The Weekend Leader - Waiting with hope

Gushing memories of the lost and found sister

...
Anjna Rawat Pratap

18-March-2011

Vol 0 | Issue 1

It has been almost ten years since I first visited Sendai in Japan. Now lying half drowned by a devastating tsunami, it used to be a beautiful city with a vast population of lush green trees perfectly at ease with the surrounding economic activity. Till last Friday. I have just finished watching the traumatic images of destruction and reports of the dead or missing in Japan. In any natural disaster while it is possible to quantify the material damage in dollars or yen, the trauma to the families of those affected defies all attempts. I should know all about that.

The year was 2005 and the day, July 26. Rains had finally come to the parched earth of Delhi and the clouds of dust were buried for the time being. It was nearly 7 o' clock in the evening when the phone rang. My brother-in-law from Mumbai called to say that the city was drowning in torrential rains. Switch on the TV, we were told.

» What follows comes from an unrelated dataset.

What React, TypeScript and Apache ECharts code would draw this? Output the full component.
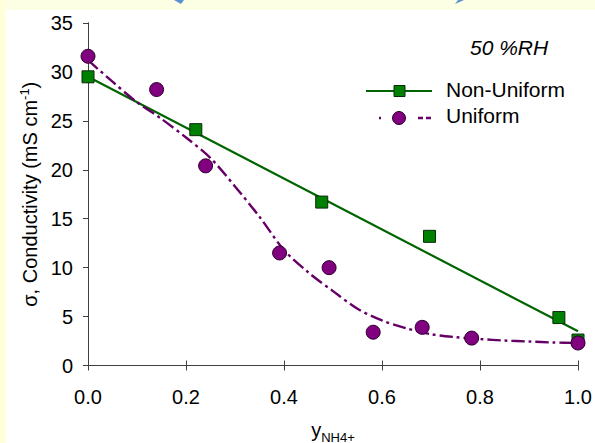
import React, { useEffect, useRef } from "react";
import * as echarts from "echarts";

// Measured data points
const nonUniformX = [0.0, 0.22, 0.477, 0.697, 0.961, 1.0];
const nonUniformY = [29.5, 24.1, 16.7, 13.2, 4.9, 2.6];
const uniformX = [0.0, 0.14, 0.24, 0.391, 0.492, 0.582, 0.682, 0.783, 1.0];
const uniformY = [31.6, 28.2, 20.4, 11.5, 10.0, 3.4, 3.9, 2.8, 2.3];

// Fitted lines
const nonUniformFitX = [0.0, 1.0];
const nonUniformFitY = [29.5, 3.5];
const uniformFitX = [0, 0.05, 0.1, 0.15, 0.2, 0.25, 0.3, 0.35, 0.4, 0.45, 0.5, 0.55, 0.6, 0.65, 0.7, 0.75, 0.8, 0.85, 0.9, 0.95, 1.0];
const uniformFitY = [31.2, 29.0, 26.9, 25.2, 23.3, 21.2, 18.3, 15.2, 11.8, 9.5, 7.6, 5.8, 4.6, 3.8, 3.2, 2.9, 2.7, 2.55, 2.45, 2.35, 2.3];

const xTicks = [0, 0.2, 0.4, 0.6, 0.8, 1.0];
const yTicks = [0, 5, 10, 15, 20, 25, 30, 35];

const zip = (xs: number[], ys: number[]) => xs.map((x, i) => [x, ys[i]]);

const FONT = "Liberation Sans, Arial, sans-serif";
const GREEN_LINE = "#006400";
const GREEN_FILL = "#008000";
const PURPLE_FILL = "#800080";
const PURPLE_LINE = "#660066";
const DASH = [13, 4, 3, 4];

export default function App() {
  const ref = useRef<HTMLDivElement>(null);
  useEffect(() => {
    document.body.style.margin = "0";
    const chart = echarts.init(ref.current!, null, { renderer: "svg" });
    const axisLine = { show: true, lineStyle: { color: "#404040", width: 1 } };
    const option: any = {
      animation: false,
      backgroundColor: "transparent",
      grid: { left: 88, right: 17, top: 23, bottom: 77.5, containLabel: false, outerBoundsMode: "none" },
      xAxis: [
        {
          type: "value",
          min: 0,
          max: 1,
          interval: 0.2,
          position: "bottom",
          axisLine,
          axisTick: { show: true, inside: false, length: 5, lineStyle: { color: "#404040" } },
          axisLabel: {
            color: "#000",
            fontSize: 20,
            fontFamily: FONT,
            margin: 21,
            formatter: (v: number) => (xTicks.some((t) => Math.abs(t - v) < 1e-9) ? v.toFixed(1) : ""),
          },
          splitLine: { show: false },
          name: "{y|y}{s|NH4+}",
          nameLocation: "middle",
          nameGap: 52,
          nameTextStyle: {
            rich: {
              y: { fontSize: 20, fontFamily: FONT, color: "#000", verticalAlign: "bottom", lineHeight: 22 },
              s: { fontSize: 13, fontFamily: FONT, color: "#000", verticalAlign: "bottom", lineHeight: 15, padding: [0, 0, -4, 0] },
            },
          },
        },
        {
          type: "value",
          min: 0,
          max: 1,
          interval: 0.2,
          position: "top",
          axisLine,
          axisTick: { show: true, inside: false, length: 5, lineStyle: { color: "#404040" } },
          axisLabel: { show: false },
          splitLine: { show: false },
        },
      ],
      yAxis: [
        {
          type: "value",
          min: 0,
          max: 35,
          interval: 5,
          position: "left",
          axisLine,
          axisTick: { show: true, inside: false, length: 5, lineStyle: { color: "#404040" } },
          axisLabel: {
            color: "#000",
            fontSize: 20,
            fontFamily: FONT,
            margin: 15,
            formatter: (v: number) => (yTicks.includes(v) ? String(v) : ""),
          },
          splitLine: { show: false },
          name: "{a|σ, Conductivity (mS cm}{b|-1}{a|)}",
          nameLocation: "middle",
          nameGap: 47,
          nameRotate: 90,
          nameTextStyle: {
            rich: {
              a: { fontSize: 20, fontFamily: FONT, color: "#000", verticalAlign: "bottom", lineHeight: 22 },
              b: { fontSize: 13, fontFamily: FONT, color: "#000", verticalAlign: "top", lineHeight: 22, padding: [0, 0, 9, 0] },
            },
          },
        },
        {
          type: "value",
          min: 0,
          max: 35,
          interval: 5,
          position: "right",
          axisLine,
          axisTick: { show: true, inside: true, length: 5, lineStyle: { color: "#404040" } },
          axisLabel: { show: false },
          splitLine: { show: false },
        },
      ],
      series: [
        {
          name: "Non-Uniform fit",
          type: "line",
          data: zip(nonUniformFitX, nonUniformFitY),
          showSymbol: false,
          symbol: "none",
          lineStyle: { color: GREEN_LINE, width: 2.2 },
          z: 2,
        },
        {
          name: "Uniform fit",
          type: "line",
          data: zip(uniformFitX, uniformFitY),
          smooth: 0.3,
          symbol: "none",
          lineStyle: { color: PURPLE_LINE, width: 2.4, type: DASH },
          z: 2,
        },
        {
          name: "Non-Uniform",
          type: "scatter",
          data: zip(nonUniformX, nonUniformY),
          symbol: "rect",
          symbolSize: 12,
          itemStyle: { color: GREEN_FILL, borderColor: "#0a2a0a", borderWidth: 1, opacity: 1 },
          z: 3,
        },
        {
          name: "Uniform",
          type: "scatter",
          data: zip(uniformX, uniformY),
          symbol: "circle",
          symbolSize: 14,
          itemStyle: { color: PURPLE_FILL, borderColor: "#2a002a", borderWidth: 1, opacity: 1 },
          z: 4,
        },
      ],
      graphic: [
        { type: "rect", shape: { x: 0, y: 0, width: 595, height: 10 }, style: { fill: "#FCFFE4" }, z: -10, silent: true },
        { type: "rect", shape: { x: 0, y: 0, width: 6, height: 443 }, style: { fill: "#FFFFDC" }, z: -10, silent: true },
        { type: "polygon", shape: { points: [[174, 0], [184, 0], [181, 4]] }, style: { fill: "#5b8fd0" }, silent: true },
        { type: "polygon", shape: { points: [[455, 4], [464, 0], [458, 0]] }, style: { fill: "#5b8fd0" }, silent: true },
        {
          type: "text",
          left: 470,
          top: 37,
          style: { text: "50 %RH", fontSize: 21, fontStyle: "italic", fontFamily: FONT, fill: "#000" },
        },
        // legend
        { type: "line", shape: { x1: 366, y1: 91, x2: 432, y2: 91 }, style: { stroke: GREEN_LINE, lineWidth: 2.2 } },
        { type: "rect", shape: { x: 394, y: 85.5, width: 11, height: 11 }, style: { fill: GREEN_FILL, stroke: "#0a2a0a", lineWidth: 1 } },
        { type: "text", left: 446, top: 79, style: { text: "Non-Uniform", fontSize: 21, fontFamily: FONT, fill: "#000" } },
        { type: "line", shape: { x1: 379, y1: 118, x2: 381, y2: 118 }, style: { stroke: PURPLE_LINE, lineWidth: 2.4 } },
        { type: "circle", shape: { cx: 399, cy: 118, r: 6.5 }, style: { fill: PURPLE_FILL, stroke: "#2a002a", lineWidth: 1 } },
        { type: "line", shape: { x1: 418, y1: 118, x2: 432, y2: 118 }, style: { stroke: PURPLE_LINE, lineWidth: 2.4, lineDash: [5, 3] } },
        { type: "text", left: 446, top: 105, style: { text: "Uniform", fontSize: 21, fontFamily: FONT, fill: "#000" } },
      ],
    };
    chart.setOption(option);
    return () => chart.dispose();
  }, []);
  return (
    <div style={{ position: "absolute", left: 0, top: 0, width: 595, height: 443, background: "#ffffff" }}>
      <div ref={ref} style={{ width: 595, height: 443 }} />
    </div>
  );
}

There was more. My sister, while returning from office, was stuck at the very spot where the flooding was at its worst. Traffic had stopped moving. She had abandoned her car and was walking with several hundred other commuters, in waist high waters. And it was ten minutes since she called. His voice broke. "Please pray everyone! I could not speak to her after that. She is not answering her phone. Please keep trying to call her....!"

Anjna at Sendai during her trip to the Japanese city in 2000

Shock. Disbelief. Then cold numbing fear. We went through all of these in those few minutes. I was about to fly back to Singapore in a few days. We tried to book a flight to Mumbai but the runway was under huge sheets of water. There were no trains as tracks lay flooded. We clutched our phones and waited. Soon most mobile networks in Mumbai went down. The residential phone lines too were cut off as water had begun to seep into the junction boxes. We tried asking for help from all possible sources in Mumbai but were told that most of the major roads were impassable and one could forget about driving anywhere or even safely walking.

24 hours passed and there was no news of my sister. The news channels covered the situation 24X7. We found ourselves joining the crowds of people sending out heart wrenching SMS on TV to their missing loved ones. The scrolling messages were like a whiplash across the heart but our only link.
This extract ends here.